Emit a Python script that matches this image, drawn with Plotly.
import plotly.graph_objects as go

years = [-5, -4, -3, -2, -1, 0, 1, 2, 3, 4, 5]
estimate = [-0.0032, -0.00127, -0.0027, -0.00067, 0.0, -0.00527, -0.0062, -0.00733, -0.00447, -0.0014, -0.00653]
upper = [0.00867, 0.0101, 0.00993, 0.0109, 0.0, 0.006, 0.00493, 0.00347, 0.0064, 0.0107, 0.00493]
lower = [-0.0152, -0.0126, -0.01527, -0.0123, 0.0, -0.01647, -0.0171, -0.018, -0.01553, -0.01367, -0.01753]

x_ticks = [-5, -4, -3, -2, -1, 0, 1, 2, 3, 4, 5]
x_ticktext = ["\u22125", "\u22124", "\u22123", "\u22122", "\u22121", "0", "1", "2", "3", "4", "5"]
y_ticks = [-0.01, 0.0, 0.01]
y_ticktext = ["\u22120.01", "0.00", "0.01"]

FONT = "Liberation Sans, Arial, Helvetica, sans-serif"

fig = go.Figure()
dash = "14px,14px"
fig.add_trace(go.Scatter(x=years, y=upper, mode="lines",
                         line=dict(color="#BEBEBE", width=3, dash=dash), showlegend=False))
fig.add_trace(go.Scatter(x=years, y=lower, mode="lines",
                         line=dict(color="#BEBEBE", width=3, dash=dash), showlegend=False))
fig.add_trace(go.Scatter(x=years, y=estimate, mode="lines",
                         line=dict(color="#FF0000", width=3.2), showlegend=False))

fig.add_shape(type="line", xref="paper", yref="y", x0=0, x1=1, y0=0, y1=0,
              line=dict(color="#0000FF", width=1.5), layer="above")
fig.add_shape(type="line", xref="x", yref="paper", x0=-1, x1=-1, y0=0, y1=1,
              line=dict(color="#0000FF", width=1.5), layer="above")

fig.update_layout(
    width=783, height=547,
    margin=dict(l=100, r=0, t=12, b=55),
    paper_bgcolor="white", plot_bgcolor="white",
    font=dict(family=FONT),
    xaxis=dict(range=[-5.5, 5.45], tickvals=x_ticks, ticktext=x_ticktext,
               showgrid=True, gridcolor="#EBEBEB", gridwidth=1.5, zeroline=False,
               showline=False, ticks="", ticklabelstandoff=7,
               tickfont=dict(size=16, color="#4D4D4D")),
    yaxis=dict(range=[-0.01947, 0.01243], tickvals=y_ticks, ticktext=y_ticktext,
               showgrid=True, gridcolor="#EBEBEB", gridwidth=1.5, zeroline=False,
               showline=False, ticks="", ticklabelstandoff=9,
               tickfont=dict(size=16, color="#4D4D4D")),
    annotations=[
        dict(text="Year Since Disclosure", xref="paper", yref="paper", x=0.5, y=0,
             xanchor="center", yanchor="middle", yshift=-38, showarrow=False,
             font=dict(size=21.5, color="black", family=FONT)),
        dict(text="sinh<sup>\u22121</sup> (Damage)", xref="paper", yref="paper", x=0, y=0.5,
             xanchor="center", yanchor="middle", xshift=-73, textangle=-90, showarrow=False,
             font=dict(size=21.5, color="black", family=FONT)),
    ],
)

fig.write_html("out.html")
---
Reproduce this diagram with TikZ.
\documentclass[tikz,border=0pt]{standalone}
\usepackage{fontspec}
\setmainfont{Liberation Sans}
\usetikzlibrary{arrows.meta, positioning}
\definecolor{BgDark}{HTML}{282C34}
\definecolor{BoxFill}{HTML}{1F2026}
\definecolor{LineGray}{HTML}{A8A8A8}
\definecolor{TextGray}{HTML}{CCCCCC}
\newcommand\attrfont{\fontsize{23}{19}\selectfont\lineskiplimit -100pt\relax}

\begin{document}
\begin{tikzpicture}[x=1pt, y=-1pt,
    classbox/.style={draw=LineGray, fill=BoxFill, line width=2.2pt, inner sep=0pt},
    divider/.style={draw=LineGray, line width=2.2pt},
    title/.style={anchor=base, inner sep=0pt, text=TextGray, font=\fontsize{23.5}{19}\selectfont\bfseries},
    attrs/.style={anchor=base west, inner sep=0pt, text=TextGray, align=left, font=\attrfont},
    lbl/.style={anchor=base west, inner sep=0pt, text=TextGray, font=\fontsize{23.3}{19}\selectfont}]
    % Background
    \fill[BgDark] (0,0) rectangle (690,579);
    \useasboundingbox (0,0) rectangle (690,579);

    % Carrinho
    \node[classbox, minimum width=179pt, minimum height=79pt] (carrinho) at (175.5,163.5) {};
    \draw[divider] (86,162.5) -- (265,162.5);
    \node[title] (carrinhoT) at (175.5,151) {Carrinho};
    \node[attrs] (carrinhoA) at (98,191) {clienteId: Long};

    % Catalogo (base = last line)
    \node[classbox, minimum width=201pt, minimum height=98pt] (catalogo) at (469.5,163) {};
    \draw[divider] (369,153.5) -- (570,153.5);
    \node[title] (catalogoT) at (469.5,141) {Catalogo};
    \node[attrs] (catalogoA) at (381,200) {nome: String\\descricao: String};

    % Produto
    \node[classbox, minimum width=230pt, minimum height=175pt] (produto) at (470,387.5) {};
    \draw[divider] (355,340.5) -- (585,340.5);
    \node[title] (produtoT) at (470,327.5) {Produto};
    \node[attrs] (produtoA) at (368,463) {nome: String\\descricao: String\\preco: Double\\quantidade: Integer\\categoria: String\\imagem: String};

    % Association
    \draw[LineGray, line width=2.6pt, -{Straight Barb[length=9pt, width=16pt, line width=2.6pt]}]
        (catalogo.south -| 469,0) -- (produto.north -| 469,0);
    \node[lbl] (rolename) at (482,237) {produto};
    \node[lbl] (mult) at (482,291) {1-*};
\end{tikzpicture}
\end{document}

Short problem:
Nothing but the lines from the one with "Reproduce this diagram with TikZ." to the one with "(catalogoA) at (381,200)" should be echoed, both of them included, exactly as written.

Exercise solution:
Reproduce this diagram with TikZ.
\documentclass[tikz,border=0pt]{standalone}
\usepackage{fontspec}
\setmainfont{Liberation Sans}
\usetikzlibrary{arrows.meta, positioning}
\definecolor{BgDark}{HTML}{282C34}
\definecolor{BoxFill}{HTML}{1F2026}
\definecolor{LineGray}{HTML}{A8A8A8}
\definecolor{TextGray}{HTML}{CCCCCC}
\newcommand\attrfont{\fontsize{23}{19}\selectfont\lineskiplimit -100pt\relax}

\begin{document}
\begin{tikzpicture}[x=1pt, y=-1pt,
    classbox/.style={draw=LineGray, fill=BoxFill, line width=2.2pt, inner sep=0pt},
    divider/.style={draw=LineGray, line width=2.2pt},
    title/.style={anchor=base, inner sep=0pt, text=TextGray, font=\fontsize{23.5}{19}\selectfont\bfseries},
    attrs/.style={anchor=base west, inner sep=0pt, text=TextGray, align=left, font=\attrfont},
    lbl/.style={anchor=base west, inner sep=0pt, text=TextGray, font=\fontsize{23.3}{19}\selectfont}]
    % Background
    \fill[BgDark] (0,0) rectangle (690,579);
    \useasboundingbox (0,0) rectangle (690,579);

    % Carrinho
    \node[classbox, minimum width=179pt, minimum height=79pt] (carrinho) at (175.5,163.5) {};
    \draw[divider] (86,162.5) -- (265,162.5);
    \node[title] (carrinhoT) at (175.5,151) {Carrinho};
    \node[attrs] (carrinhoA) at (98,191) {clienteId: Long};

    % Catalogo (base = last line)
    \node[classbox, minimum width=201pt, minimum height=98pt] (catalogo) at (469.5,163) {};
    \draw[divider] (369,153.5) -- (570,153.5);
    \node[title] (catalogoT) at (469.5,141) {Catalogo};
    \node[attrs] (catalogoA) at (381,200) {nome: String\\descricao: String};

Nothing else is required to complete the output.